Six mois après la fin de son mandat, l’ancien président de la République, Michel Sleiman, multiplie les apparitions publiques dans l’espoir de créer une force politique dont il serait la figure tutélaire.
Lundi, le secrétaire d’Etat auprès du Saint-Siège, le cardinal Pietro Parolin, a remis à Michel Sleiman les insignes de Grand-Croix de l’ordre du Pape Pie IX, en présence du patriarche maronite Béchara Raï, du commandant de l’armée italienne, le général Claudio Graziano et d’un grand nombre de personnalités libanaises et italiennes. L’occasion pour l’ancien président de rappeler les points forts de son mandat présidentiel, à savoir les appels constants au dialogue et la déclaration de Baabda «qui préserve le Liban et les Libanais». «L’accord de Taëf a consacré l’engagement au Liban, pays exceptionnel dans la région. Nous devons relever tous les défis par le dialogue dans le but d’anéantir les craintes, l’injustice ou la privation. […] J’ai œuvré, au cours de mon mandat présidentiel, et en toute conscience, à éloigner le spectre de l’extrémisme et de la division de mon pays». Un discours qui ne ressemble en rien à celui d’un responsable politique à la carrière derrière lui.

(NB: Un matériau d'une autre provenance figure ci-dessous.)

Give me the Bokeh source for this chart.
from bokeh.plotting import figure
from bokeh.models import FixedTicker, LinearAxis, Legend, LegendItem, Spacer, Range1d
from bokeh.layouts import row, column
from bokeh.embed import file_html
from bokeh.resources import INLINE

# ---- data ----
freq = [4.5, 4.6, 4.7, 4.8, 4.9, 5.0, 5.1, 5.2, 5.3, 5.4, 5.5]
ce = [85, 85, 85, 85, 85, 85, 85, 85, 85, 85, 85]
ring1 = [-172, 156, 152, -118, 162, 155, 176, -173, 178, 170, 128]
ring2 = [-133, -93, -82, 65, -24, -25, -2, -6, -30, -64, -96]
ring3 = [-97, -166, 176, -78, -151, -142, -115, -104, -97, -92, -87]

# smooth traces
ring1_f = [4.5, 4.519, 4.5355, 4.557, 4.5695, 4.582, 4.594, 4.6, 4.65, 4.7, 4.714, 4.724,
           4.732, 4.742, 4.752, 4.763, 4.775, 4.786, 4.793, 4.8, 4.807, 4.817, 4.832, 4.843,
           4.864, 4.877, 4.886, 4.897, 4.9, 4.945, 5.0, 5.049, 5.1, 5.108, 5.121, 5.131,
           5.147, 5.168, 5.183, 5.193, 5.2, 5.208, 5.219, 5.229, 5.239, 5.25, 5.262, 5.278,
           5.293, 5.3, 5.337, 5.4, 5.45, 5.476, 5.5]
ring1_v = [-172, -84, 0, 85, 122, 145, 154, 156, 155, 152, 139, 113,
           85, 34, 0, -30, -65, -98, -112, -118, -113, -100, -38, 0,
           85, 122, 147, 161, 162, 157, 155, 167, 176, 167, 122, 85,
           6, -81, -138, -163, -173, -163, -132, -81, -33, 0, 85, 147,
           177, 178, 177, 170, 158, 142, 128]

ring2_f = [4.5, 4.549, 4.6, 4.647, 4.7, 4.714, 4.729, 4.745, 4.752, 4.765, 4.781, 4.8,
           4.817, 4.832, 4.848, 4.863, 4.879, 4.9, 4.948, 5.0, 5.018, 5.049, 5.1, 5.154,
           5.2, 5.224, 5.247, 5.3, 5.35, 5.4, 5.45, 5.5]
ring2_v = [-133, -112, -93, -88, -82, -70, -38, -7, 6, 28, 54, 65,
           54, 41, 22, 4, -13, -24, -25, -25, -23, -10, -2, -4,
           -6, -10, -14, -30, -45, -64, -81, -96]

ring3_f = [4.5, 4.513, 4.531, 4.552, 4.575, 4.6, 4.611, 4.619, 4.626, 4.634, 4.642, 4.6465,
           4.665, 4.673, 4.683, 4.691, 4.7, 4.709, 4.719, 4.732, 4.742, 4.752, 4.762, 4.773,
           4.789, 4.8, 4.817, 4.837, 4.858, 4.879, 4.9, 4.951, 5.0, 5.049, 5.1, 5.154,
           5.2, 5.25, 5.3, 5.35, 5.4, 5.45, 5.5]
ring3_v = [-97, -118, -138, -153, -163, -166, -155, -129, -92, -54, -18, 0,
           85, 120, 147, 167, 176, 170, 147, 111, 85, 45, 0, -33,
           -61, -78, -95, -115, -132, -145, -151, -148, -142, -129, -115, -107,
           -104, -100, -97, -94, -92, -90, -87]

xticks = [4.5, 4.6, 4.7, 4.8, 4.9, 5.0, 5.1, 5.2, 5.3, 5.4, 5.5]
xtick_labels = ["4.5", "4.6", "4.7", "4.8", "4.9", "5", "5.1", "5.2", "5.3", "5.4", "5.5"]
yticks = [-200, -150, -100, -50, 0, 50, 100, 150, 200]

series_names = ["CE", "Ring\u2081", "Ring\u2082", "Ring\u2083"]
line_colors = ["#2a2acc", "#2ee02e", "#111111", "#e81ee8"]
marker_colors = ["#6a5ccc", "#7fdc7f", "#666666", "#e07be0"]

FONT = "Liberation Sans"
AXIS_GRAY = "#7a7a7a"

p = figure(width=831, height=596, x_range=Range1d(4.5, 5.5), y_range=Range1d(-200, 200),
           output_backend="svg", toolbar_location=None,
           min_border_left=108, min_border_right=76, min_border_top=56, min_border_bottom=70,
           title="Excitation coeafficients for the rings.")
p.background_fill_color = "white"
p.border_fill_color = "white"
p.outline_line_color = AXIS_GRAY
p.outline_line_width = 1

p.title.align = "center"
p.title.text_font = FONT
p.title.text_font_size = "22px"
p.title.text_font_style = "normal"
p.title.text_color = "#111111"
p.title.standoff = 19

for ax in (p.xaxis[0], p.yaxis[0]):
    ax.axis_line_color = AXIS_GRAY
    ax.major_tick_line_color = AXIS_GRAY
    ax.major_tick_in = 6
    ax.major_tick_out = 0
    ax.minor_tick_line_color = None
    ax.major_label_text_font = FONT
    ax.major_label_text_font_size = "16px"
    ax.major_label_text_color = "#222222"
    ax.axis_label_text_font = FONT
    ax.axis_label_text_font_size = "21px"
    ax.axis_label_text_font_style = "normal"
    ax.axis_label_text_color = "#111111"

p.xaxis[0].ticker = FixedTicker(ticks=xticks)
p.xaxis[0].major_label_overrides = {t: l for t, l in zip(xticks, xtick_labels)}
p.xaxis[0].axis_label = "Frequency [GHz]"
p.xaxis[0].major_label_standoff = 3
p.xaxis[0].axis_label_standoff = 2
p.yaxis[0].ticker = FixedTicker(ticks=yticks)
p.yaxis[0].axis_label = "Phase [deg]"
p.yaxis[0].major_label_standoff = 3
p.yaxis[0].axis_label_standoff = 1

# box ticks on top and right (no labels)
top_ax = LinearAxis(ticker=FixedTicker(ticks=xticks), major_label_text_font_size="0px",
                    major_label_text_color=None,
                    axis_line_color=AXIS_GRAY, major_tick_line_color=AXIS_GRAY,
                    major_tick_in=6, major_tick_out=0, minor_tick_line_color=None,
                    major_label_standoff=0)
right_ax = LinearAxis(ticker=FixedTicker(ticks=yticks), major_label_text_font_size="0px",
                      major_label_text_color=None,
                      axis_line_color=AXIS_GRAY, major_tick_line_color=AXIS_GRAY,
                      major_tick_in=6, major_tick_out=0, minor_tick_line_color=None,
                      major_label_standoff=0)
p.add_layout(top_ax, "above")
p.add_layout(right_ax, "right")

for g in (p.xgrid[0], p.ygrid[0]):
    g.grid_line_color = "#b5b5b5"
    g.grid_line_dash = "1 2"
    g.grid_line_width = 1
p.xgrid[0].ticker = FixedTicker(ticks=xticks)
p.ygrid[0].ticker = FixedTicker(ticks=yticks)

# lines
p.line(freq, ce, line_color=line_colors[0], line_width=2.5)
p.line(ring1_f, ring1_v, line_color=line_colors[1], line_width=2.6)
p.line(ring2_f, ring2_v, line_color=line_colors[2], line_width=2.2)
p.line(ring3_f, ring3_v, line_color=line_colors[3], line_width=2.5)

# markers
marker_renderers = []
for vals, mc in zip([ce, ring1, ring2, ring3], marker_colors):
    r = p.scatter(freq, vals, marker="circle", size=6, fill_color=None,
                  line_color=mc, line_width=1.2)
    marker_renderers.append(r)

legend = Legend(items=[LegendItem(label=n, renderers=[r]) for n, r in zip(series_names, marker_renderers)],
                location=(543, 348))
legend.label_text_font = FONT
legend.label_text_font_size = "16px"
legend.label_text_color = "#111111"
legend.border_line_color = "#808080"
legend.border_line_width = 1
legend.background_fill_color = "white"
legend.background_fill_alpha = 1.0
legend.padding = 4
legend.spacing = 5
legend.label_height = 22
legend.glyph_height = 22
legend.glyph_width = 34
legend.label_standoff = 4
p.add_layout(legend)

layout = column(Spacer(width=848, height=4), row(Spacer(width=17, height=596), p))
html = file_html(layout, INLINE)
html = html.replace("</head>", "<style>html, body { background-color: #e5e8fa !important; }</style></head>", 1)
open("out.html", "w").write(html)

Michel Sleiman n’est jamais vraiment parti. Avec la présence du vice-président du Conseil, Samir Mokbel, de la ministre des Déplacés, Alice Chaptini, et du ministre des Sports, Abdel-Mouttaleb Hennaoui, au sein du gouvernement de Tammam Salam, l’ancien président a toujours voix au chapitre, mais à ce jour de manière discrète. C’est sur son compte Twitter que Sleiman a indiqué que les trois ministres allaient refuser de signer le décret. Depuis quelques semaines, il multiplie les apparitions publiques. Vendredi dernier, à l’occasion de la fête de l’Indépendance, il a présidé une cérémonie au collège Notre-Dame de Jamhour en hommage aux martyrs de l’Armée libanaise – «cette armée différente des armées de la région qui a prouvé sa capacité à lutter contre les forces obscurantistes et contre Israël» – et à Pierre Gemayel – dont les assassins «ont tenté de tuer la liberté et la dignité dans les cœurs des jeunes et de semer la terreur parmi les Libanais».
Le 9 novembre dernier, au lendemain des affrontements de Tripoli, Michel Sleiman s’était rendu dans le chef-lieu du Nord pour y rencontrer, au domicile du mufti Malek Chaar, les dignitaires politiques et religieux de la ville, dont le ministre Achraf Rifi qui lui a rendu hommage à plusieurs reprises. «Notre besoin est urgent de votre commandement national et sage. Nous vous soutenons, en vue de préserver la coexistence au Liban», déclarait le mufti Chaar au cours de sa dernière rencontre avec l’ancien président qui, lui, a salué le plan de sécurité mis en place dans et autour de la ville. Lorsqu’il n’est pas en visite, à Tripoli où en France où il se rend souvent, l’ancien chef de l’Etat partage son temps entre Yarzé, où il reçoit pendant la semaine, et son village Amchit le week-end. Parmi ses interlocuteurs privilégiés, les ambassadeurs des pays qui comptent dans la région, mais surtout le patriarche Raï. Le 11 novembre, Sleiman s’est rendu à Bkerké où il a été question de la prorogation du mandat du Parlement, de l’élection présidentielle et de la loi électorale.
Que signifie ce retour sur le devant de la scène et aux affaires politiques du pays de l’ancien président? Ses proches expliquent que ses dernières apparitions visent surtout à rappeler les constantes qui ont régi son mandat en cette période de vide à la présidence. Des proches dont l’influence, principalement sur la vie politique, économique et sociale de la région de Jbeil, est encore importante.
Julien Abi Ramia
Candidat à l’OIF?
Dans la course au secrétariat général de l’Organisation internationale de la francophonie (OIF), le nom de l’ancien président libanais était encore fréquemment cité il y a quelques mois. Depuis, il a totalement disparu. Et pour cause: la candidature de ce général à la retraite n’a jamais été qu’une hypothèse. Le Liban ne l’a jamais présentée. «Le sujet n’a même pas été abordé en Conseil des ministres», affirme un diplomate libanais en France. Le nom de Michel Sleiman semble être d’abord apparu à Paris, à l’époque où les Français cherchaient le candidat idéal pour succéder à Abdou Diouf. Ancien chef d’Etat originaire d’un pays du Sud, Sleiman présentait certains atouts.